20 Things You Didn’t Know About Heart Failure
Debra K. Moser DNSc, RN, FAAN, FAHA
Barbara Riegel DNSc, RN, FAAN, FAHA

$7.95
Journal of Cardiovascular Nursing
April 2013 
Volume 28  Number 2
Pages 109 - 110
 
  PDF Version Available!

ABSTRACT
1. Patients hate the term heart failure so maybe that's why it's so hard to figure out where the term came from-no one wants to admit to coining the phase. 2. In the early years, heart failure was referred to as "dropsy," which you might think had something to do with balance or sudden death. But actually, the term dropsy evolved from the Middle English term dropesie, which came from the ancient French word hydropsie, which came from the Greek word hydrops, which came from the earlier Greek word for water: hydor. So early on, fluid retention was identified as a key feature. 3. In 1785, William Withering of Birmingham (England, not Alabama) published an account of medicinal digitalis used to treat dropsy. 4. Digitalis is extracted from the lovely flowering biennial digitalis plant, AKA foxglove, which Withering apparently made into a "digitalis soup," although the recipe is no longer available. 5. This is probably good, because foxglove has been used by some with nefarious intentions as a poison. 6. Withering first learned of the cardiac usefulness of digitalis from an old woman who practiced as a folk herbalist in England. Apparently, the herbalist knew of 20 different ingredients to successfully treat dropsy, but we do not know the other 19 herbs.
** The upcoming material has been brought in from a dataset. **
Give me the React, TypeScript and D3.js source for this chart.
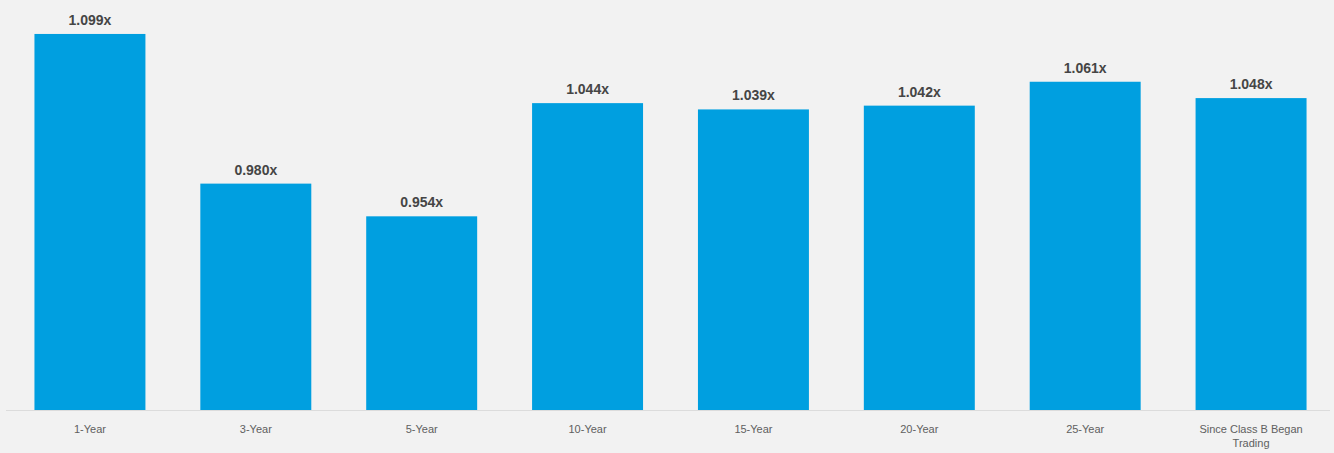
import React from "react";
import * as d3 from "d3";

const categories = ["1-Year", "3-Year", "5-Year", "10-Year", "15-Year", "20-Year", "25-Year", "Since Class B Began Trading"];
const categoryLines = [["1-Year"], ["3-Year"], ["5-Year"], ["10-Year"], ["15-Year"], ["20-Year"], ["25-Year"], ["Since Class B Began", "Trading"]];
const values = [1.099, 0.98, 0.954, 1.044, 1.039, 1.042, 1.061, 1.048];
const valueLabels = ["1.099x", "0.980x", "0.954x", "1.044x", "1.039x", "1.042x", "1.061x", "1.048x"];

const W = 1334;
const H = 453;

export default function App() {
  const x = d3.scaleBand<string>().domain(categories).range([7, 1334]).paddingInner(0.331).paddingOuter(0.1655);
  const y = d3.scaleLinear().domain([0.8, 1.1]).range([410, 32.7]);
  const font = "Arial, 'Liberation Sans', sans-serif";
  return (
    <svg width={W} height={H} style={{ position: "absolute", left: 0, top: 0 }} fontFamily={font}>
      <rect x={0} y={0} width={W} height={H} fill="#f2f2f2" />
      <line x1={6} x2={1330} y1={y(0.8) + 0.5} y2={y(0.8) + 0.5} stroke="#dcdcdc" strokeWidth={1} />
      {categories.map((c, i) => (
        <g key={c}>
          <rect x={x(c)} y={y(values[i])} width={x.bandwidth()} height={y(0.8) - y(values[i])} fill="#009fe0" />
          <text x={(x(c) as number) + x.bandwidth() / 2} y={y(values[i]) - 9} textAnchor="middle" fontSize={14} fontWeight="bold" fill="#454545">
            {valueLabels[i]}
          </text>
          {categoryLines[i].map((ln, j) => (
            <text key={j} x={(x(c) as number) + x.bandwidth() / 2} y={433 + j * 14} textAnchor="middle" fontSize={11} fill="#606060">
              {ln}
            </text>
          ))}
        </g>
      ))}
    </svg>
  );
}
Considering the current prevalence of heart failure worldwide, it would be nice to know what the other 19 were. 7. Digitalis used to be first line therapy for HF, although it was not approved by the US Food and Drug Administration for heart failure until 1998. But, digitalis is no longer first line therapy because there is no survival benefit associated with its use in heart failure and the therapeutic range is very narrow. 8. It's probably a good thing that digitalis has fallen out of favor, as patients often confuse the words digoxin and dioxin and wonder why we are trying to poison them with toxic chemical compounds. 9. Studies of myocardial contractility were important in the evolution of our understanding of heart failure.